Local authorities are finding ways to soften the blow of China’s tight real estate policies without incurring Beijing’s wrath
- Until recently, only non-residents who had lived in the city and paid into the social security fund for two years were allowed to buy a home in Wuhan
- Chinese developers have been on edge ever since Beijing stepped up its scrutiny of highly-leveraged builders with the central bank’s three red lines of loan caps

More Chinese cities have watered down tougher cooling measures in a bid to shore up faltering property market sentiment, but analysts say the wind-back efforts are small and in line with the central government’s mantra that “housing is for living, not for speculation”.

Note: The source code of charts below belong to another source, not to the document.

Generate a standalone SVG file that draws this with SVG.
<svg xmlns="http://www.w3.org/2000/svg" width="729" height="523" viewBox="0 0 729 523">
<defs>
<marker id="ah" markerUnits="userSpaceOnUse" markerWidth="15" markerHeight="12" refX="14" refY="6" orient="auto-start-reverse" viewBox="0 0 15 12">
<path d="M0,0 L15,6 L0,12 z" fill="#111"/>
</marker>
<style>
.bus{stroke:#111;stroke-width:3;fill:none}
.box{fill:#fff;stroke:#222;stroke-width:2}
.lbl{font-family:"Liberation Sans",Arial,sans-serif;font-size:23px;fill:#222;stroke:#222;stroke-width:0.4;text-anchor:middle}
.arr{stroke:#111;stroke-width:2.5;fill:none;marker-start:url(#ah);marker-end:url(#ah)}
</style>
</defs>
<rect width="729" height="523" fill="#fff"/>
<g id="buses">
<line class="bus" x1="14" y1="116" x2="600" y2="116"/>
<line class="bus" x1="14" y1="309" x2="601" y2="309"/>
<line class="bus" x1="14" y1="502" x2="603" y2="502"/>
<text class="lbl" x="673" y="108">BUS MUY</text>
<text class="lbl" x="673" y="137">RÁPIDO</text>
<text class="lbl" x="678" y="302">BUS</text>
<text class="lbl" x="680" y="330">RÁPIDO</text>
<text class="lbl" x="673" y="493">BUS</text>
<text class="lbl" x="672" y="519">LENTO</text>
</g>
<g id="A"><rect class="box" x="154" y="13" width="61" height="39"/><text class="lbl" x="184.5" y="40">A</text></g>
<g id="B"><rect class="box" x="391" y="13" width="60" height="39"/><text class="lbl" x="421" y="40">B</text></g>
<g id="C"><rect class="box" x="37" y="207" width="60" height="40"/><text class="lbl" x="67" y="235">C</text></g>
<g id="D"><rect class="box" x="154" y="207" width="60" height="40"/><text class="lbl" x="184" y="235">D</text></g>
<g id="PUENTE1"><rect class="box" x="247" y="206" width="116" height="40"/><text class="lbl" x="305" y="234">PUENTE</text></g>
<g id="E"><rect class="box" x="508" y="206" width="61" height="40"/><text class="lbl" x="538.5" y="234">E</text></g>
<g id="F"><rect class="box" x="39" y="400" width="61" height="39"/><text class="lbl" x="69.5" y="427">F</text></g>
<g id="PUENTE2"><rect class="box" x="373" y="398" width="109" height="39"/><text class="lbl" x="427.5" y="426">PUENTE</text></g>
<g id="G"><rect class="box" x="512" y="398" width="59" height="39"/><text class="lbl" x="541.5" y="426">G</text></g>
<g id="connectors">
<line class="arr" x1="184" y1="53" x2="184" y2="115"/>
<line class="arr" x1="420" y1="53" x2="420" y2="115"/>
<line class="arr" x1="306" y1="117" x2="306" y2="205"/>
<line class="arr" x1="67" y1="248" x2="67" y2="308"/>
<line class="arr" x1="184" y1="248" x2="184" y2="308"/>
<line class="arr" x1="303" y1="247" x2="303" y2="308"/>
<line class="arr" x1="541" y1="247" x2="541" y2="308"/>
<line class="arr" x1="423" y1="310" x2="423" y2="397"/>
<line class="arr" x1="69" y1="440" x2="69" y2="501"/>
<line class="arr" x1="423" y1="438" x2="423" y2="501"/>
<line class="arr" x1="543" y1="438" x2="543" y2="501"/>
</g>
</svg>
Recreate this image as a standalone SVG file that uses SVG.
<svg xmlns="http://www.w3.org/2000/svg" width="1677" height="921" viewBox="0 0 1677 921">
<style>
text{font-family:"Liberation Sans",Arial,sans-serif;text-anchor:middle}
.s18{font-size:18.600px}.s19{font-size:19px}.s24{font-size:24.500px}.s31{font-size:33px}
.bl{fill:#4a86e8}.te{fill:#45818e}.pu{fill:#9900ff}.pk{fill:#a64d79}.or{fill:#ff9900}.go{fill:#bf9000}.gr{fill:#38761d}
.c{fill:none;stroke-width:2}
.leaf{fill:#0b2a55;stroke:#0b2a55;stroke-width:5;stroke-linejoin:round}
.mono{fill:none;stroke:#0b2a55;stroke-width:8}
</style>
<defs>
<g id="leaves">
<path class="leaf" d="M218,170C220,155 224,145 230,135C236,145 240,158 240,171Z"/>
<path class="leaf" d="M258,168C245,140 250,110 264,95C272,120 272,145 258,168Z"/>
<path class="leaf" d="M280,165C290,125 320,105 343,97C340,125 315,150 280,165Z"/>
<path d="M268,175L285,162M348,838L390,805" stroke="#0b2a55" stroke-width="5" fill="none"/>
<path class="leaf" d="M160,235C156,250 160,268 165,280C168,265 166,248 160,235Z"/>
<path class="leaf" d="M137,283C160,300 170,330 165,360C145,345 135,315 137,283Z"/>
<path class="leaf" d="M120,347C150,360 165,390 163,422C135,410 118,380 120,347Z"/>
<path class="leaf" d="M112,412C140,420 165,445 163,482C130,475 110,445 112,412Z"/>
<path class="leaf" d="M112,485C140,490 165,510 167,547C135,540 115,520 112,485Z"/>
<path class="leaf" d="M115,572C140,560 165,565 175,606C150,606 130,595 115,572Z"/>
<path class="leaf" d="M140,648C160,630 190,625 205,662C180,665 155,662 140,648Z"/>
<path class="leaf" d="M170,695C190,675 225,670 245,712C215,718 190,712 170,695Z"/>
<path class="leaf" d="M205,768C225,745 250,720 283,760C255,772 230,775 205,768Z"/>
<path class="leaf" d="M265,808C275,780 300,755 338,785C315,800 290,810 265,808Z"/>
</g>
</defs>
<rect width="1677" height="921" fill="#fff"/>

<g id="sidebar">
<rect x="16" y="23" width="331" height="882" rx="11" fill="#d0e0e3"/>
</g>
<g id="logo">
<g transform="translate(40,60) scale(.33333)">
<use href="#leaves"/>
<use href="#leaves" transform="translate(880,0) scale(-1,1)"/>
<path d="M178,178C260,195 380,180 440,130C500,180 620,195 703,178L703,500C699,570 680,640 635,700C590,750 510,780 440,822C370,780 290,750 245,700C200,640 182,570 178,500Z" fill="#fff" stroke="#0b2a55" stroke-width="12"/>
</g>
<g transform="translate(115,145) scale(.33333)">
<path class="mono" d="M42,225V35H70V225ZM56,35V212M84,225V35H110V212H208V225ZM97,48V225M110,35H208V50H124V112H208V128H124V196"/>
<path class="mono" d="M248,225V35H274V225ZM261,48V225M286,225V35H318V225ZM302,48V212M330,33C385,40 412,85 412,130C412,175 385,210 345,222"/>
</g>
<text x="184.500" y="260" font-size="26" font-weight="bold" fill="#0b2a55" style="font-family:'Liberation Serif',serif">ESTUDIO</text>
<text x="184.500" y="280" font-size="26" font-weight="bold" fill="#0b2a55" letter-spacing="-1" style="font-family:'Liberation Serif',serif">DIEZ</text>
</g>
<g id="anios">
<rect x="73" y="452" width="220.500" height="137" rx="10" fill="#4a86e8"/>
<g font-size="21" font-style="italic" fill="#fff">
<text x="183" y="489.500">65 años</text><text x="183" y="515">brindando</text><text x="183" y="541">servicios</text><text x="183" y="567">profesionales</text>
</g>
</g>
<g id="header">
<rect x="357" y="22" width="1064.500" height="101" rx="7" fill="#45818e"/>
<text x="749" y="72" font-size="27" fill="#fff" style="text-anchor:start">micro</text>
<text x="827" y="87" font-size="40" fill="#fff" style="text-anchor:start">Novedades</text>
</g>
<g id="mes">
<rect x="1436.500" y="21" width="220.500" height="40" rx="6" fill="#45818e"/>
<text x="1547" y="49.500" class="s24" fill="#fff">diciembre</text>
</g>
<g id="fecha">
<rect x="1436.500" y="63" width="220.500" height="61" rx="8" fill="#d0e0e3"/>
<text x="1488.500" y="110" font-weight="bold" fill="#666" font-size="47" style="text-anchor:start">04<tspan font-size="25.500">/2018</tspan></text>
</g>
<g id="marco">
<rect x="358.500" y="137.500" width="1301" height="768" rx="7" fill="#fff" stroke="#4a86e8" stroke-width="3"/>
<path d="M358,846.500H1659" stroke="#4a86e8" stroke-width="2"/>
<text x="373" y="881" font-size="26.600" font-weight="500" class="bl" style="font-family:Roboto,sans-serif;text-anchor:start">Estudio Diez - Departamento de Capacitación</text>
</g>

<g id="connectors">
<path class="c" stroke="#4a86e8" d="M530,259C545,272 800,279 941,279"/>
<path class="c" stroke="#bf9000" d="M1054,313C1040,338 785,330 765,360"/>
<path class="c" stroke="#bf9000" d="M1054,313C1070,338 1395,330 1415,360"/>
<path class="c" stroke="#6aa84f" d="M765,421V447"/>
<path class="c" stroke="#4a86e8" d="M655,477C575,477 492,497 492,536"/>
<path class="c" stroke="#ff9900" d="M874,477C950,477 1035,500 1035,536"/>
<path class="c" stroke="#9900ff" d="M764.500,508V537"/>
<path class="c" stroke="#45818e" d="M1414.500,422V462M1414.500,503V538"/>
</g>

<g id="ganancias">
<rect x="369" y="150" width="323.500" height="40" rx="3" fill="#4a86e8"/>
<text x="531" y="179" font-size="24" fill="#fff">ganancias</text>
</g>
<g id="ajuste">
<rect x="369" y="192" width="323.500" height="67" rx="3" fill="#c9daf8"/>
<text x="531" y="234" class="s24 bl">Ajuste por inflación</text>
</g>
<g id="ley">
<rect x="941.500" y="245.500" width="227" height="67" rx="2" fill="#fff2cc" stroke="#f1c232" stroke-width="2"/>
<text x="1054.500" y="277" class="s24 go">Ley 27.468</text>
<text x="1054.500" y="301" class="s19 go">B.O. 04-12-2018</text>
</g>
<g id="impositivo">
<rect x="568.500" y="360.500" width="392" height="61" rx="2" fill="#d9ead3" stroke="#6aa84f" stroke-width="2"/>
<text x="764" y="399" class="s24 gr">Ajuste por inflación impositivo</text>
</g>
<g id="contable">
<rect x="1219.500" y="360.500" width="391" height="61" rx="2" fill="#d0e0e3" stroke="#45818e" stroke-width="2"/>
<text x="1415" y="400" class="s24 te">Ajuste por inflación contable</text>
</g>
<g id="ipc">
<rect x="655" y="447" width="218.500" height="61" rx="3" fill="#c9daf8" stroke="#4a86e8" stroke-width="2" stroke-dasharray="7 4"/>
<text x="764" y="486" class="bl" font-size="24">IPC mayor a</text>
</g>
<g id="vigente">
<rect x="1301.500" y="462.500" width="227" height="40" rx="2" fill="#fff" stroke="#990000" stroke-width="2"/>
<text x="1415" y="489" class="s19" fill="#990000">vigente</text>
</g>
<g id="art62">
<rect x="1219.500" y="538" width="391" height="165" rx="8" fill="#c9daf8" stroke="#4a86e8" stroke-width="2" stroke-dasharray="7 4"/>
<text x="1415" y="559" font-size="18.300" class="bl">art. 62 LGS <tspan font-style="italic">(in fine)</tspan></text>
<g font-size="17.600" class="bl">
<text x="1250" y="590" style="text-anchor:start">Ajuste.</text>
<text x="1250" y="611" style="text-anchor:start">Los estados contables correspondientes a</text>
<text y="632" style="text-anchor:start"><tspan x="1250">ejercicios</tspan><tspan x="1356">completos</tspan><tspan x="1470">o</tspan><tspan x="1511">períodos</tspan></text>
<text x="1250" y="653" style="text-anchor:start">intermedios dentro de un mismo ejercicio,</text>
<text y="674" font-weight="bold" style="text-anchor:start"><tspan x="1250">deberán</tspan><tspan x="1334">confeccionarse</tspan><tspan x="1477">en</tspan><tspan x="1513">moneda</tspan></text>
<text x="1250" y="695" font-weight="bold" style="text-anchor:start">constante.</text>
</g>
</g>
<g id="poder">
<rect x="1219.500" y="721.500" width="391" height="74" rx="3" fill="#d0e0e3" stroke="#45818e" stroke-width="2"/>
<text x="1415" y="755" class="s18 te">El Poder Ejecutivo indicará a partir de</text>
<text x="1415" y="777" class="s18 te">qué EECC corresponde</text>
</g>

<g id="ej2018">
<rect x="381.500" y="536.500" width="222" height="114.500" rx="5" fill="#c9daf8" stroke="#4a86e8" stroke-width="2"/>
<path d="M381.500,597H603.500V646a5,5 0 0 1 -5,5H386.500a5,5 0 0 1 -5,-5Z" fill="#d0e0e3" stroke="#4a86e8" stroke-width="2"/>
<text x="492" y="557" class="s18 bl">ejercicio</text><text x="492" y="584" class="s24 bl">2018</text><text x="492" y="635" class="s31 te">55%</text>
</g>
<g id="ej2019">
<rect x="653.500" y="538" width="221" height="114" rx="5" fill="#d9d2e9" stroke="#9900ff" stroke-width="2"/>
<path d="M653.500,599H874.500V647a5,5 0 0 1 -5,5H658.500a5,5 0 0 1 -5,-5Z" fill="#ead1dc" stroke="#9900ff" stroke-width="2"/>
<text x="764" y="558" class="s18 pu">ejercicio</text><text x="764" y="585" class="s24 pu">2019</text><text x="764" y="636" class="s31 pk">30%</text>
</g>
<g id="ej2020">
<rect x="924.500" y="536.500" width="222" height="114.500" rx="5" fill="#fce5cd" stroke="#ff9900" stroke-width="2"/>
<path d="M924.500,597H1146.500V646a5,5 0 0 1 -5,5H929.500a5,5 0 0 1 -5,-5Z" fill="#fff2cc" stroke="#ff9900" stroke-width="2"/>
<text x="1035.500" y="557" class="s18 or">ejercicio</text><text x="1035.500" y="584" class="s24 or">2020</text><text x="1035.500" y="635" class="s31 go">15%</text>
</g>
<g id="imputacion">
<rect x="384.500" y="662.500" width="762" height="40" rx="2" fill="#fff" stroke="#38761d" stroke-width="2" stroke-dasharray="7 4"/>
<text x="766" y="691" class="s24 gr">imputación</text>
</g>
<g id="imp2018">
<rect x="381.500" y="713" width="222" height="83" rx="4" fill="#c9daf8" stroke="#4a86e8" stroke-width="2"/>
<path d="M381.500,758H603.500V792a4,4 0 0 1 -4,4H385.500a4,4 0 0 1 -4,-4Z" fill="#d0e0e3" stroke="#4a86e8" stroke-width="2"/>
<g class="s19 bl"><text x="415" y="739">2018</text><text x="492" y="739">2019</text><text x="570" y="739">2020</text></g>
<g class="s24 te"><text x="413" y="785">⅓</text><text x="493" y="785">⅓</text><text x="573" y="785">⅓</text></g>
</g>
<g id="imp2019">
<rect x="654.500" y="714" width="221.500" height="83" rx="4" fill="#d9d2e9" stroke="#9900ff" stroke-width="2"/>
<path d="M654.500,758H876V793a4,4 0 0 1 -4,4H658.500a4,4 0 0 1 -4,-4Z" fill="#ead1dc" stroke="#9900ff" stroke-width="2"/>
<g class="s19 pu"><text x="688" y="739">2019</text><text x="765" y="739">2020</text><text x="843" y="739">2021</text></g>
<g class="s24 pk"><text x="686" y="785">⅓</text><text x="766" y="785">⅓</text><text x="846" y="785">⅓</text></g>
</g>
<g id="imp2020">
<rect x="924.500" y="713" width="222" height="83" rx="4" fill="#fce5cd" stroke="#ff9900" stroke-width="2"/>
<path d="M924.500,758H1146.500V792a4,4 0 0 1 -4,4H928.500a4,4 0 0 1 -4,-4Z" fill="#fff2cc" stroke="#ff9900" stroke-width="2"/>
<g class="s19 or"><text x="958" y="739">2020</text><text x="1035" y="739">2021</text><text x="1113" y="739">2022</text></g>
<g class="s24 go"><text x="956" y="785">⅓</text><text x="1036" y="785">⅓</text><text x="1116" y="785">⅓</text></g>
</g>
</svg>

The local government in Wuhan, capital of Hubei Province in central China, said last week that the senior management of companies headquartered in the city are now free to buy homes regardless of whether they are residents or non-residents – a status that is defined by China’s household registration system, or hukou.
Until recently, only non-residents who had lived in the city and paid into the social security fund for two years were allowed to buy a home in Wuhan. Local residents are allowed to buy two flats.
“It is a pretty clear loosening of policy, making sure the tone on the property sector is not too harsh,” said Yan Yuejin, director at Shanghai-based E-house China R&D Institute. “However, Wuhan did not implement it as a stand-alone property policy targeting everyone. The change was embedded in an announcement to encourage the wider economy, so as not to be too eye-catching.”
Wuhan’s policy fine-tuning is in contrast to events in Shenyang, capital city of northeastern Liaoning province. State-backed media outlet Cailianshe reported on October 10 that the city’s housing authority had summoned developers and told them it would fully loosen curbs.